I don't feel qualified to answer your question definitively so please be careful using the information I provide, but I do have some experience in managing the sort of changes you might be looking at. AFAICS however your statements should protect you against XSS and SQL injection if what you say is true.
I have recently begun the process of migrating an entire large application from mysql_ to mysqli_ and in doing so I have also set the goal that all user input shall go through prepared statements.
EDIT in response to YCs fair comment below: For the avoidance of ambiguity, I always put anything that a user has generated through a prepared statement, even if it has already been stored in the db. Where possible I avoid using re-insertion of user data though as it is unreliable so system functions tend to depend on automatically generated indices.
In fairness, the pages are short (no more than 1000 lines) so fixing does not take long per page and they have few queries so the performance reduction is not noticeable, and certainly eaten up by improvements in server technology since I wrote the original code. I suspect you will find that the reduction in escaping etc will far outweigh any performance hit on prep statements though you'll have to check if it's critical.

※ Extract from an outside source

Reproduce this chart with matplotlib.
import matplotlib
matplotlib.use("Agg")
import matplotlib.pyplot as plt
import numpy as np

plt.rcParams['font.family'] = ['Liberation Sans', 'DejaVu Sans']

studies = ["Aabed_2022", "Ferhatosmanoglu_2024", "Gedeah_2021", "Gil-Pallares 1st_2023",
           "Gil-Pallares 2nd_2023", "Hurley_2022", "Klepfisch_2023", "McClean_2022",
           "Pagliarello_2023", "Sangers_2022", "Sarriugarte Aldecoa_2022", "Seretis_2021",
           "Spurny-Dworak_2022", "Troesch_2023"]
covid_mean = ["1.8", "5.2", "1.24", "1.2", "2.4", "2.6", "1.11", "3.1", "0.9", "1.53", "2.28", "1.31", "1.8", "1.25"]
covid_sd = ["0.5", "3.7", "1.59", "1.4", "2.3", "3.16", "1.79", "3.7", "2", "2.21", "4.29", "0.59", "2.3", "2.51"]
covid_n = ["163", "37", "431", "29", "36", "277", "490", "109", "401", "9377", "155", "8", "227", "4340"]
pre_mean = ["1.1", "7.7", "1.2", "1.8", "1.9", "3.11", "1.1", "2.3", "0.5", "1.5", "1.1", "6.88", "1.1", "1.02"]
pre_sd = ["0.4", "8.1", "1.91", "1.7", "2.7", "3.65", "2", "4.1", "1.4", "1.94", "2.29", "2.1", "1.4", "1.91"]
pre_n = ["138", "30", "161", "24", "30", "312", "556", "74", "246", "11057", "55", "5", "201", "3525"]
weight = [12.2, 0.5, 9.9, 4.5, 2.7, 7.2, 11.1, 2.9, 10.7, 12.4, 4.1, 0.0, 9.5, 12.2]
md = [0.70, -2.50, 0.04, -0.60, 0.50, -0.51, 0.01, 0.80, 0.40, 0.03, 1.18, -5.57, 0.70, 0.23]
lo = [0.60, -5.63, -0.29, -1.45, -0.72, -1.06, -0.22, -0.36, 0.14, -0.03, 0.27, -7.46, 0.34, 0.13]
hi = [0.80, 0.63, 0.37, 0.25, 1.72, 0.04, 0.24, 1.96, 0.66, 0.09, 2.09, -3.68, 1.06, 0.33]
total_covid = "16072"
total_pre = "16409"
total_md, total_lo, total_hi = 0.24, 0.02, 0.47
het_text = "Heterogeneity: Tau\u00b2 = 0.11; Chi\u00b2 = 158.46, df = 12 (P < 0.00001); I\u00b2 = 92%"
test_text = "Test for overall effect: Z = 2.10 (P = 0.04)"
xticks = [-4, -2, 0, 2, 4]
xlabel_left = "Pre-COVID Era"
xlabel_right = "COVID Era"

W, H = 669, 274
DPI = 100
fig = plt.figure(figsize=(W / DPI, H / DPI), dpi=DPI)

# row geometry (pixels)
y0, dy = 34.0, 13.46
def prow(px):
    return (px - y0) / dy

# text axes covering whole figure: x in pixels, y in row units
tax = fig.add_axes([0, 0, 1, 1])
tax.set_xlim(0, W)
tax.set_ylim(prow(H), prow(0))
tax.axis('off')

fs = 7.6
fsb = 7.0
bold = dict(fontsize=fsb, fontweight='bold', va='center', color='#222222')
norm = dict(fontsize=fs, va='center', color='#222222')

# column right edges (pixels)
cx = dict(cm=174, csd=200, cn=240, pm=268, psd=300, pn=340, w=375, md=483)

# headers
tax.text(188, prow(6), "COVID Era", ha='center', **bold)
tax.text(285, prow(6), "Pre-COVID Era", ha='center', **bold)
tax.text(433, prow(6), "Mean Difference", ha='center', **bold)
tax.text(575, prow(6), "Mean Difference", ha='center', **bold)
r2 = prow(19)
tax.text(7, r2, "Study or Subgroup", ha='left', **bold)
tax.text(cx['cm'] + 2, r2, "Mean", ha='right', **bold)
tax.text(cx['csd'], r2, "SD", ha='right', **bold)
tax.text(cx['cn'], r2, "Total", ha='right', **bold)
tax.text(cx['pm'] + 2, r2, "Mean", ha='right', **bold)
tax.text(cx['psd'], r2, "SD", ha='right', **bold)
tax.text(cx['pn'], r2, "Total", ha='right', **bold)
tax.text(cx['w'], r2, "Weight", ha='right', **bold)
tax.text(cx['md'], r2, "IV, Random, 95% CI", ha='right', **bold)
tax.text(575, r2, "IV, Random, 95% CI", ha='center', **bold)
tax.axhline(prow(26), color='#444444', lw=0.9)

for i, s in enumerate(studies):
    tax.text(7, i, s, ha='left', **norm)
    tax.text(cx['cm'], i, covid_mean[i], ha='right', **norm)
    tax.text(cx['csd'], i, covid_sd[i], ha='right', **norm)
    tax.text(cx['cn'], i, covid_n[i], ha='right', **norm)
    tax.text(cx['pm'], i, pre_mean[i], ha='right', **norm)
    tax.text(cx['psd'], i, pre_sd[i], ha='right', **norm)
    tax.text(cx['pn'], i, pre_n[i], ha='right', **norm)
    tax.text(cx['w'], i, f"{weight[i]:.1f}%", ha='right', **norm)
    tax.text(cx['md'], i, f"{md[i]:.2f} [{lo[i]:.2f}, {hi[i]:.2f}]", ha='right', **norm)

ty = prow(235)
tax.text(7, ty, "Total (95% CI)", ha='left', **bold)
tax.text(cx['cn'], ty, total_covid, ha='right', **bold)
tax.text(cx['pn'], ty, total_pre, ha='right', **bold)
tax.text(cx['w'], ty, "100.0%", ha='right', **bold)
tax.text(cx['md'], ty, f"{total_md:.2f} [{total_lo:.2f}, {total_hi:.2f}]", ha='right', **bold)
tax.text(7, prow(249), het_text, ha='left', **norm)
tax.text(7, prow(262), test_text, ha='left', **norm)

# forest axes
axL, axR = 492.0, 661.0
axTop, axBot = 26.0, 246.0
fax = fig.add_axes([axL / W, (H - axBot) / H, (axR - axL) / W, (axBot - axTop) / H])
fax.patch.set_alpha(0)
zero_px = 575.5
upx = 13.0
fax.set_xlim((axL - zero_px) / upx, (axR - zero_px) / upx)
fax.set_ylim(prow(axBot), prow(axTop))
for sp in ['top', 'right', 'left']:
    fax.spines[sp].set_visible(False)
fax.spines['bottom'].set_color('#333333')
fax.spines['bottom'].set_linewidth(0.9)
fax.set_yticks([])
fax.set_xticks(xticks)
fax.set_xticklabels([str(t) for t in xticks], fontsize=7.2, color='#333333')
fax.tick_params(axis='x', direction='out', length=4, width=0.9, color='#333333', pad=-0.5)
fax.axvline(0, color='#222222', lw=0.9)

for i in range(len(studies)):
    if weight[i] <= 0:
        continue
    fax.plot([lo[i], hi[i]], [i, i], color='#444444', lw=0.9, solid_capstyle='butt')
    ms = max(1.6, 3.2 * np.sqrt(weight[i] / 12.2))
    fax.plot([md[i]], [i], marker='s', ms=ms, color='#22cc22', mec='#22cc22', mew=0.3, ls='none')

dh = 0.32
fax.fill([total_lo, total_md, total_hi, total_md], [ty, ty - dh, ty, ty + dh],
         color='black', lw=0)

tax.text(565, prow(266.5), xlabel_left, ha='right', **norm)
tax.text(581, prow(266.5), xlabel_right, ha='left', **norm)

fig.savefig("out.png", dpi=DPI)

It has dismayed me how many vulnerabilities I found in my code whilst doing this review (I included security as best I could when it was written and set myself rules much the same as yours) and ultimately I have found the need to rewrite large code chunks to improve security. Performance has improved markedly as a result of greater experience and code tweaks too.
The way I'm going about the change is to add a mysqli connection to my database header file. All new code uses this. As I find time, I'm updating older code and testing each page using a header file that does not have the old mysql connection. It's dead quick to find bits you've missed that way in a dev environment and it can be quite a good way to use time that would otherwise be wasted as each page takes only a few minutes to update so can be done during brain-fade periods.
A note on the second order injection BTW as this was the most common vulnerability I had built in:
Most SQL injection prevention kind of assumes that the injection attack will only take place at login, from a malicious non-registered user who once foiled will never return and that registered users can be trusted. Not so.
It is conceivable that code could be injected through your protection then used later. This is most unlikely to work as it is heavily dependent on clumsy db and application design, but some of the smartest people in the world are hackers. Why make their life easier?
The attack is made more probable if your sql is simple and your application does any subquerying using data previously obtained from the db. Remember that
' OR 1=1 gets converted to
\' OR 1=1 by mysql_real_escape_string but is stored as
' OR 1=1 in the db
so if retrieved and placed into a PHP variable which is then used unescaped in a sql query, it can then cause problems just the same as if it had never been escaped. If you just use prep statements for all queries, the risk goes away permanently though do remember the prep statement will still store the malicious code so you still have to use a prepared statement again when you next need to use the data that has been entered.
This Blog gives a decent discussion and examples so I'll not expand further, but if you ensure that all user input data is passed through prepared statements if it is to be used as part of a query, even after it has been stored in the db, you should be safe.
At the risk of repetition, it is worth also becoming very friendly with the OWASP site which has valuable security discussions.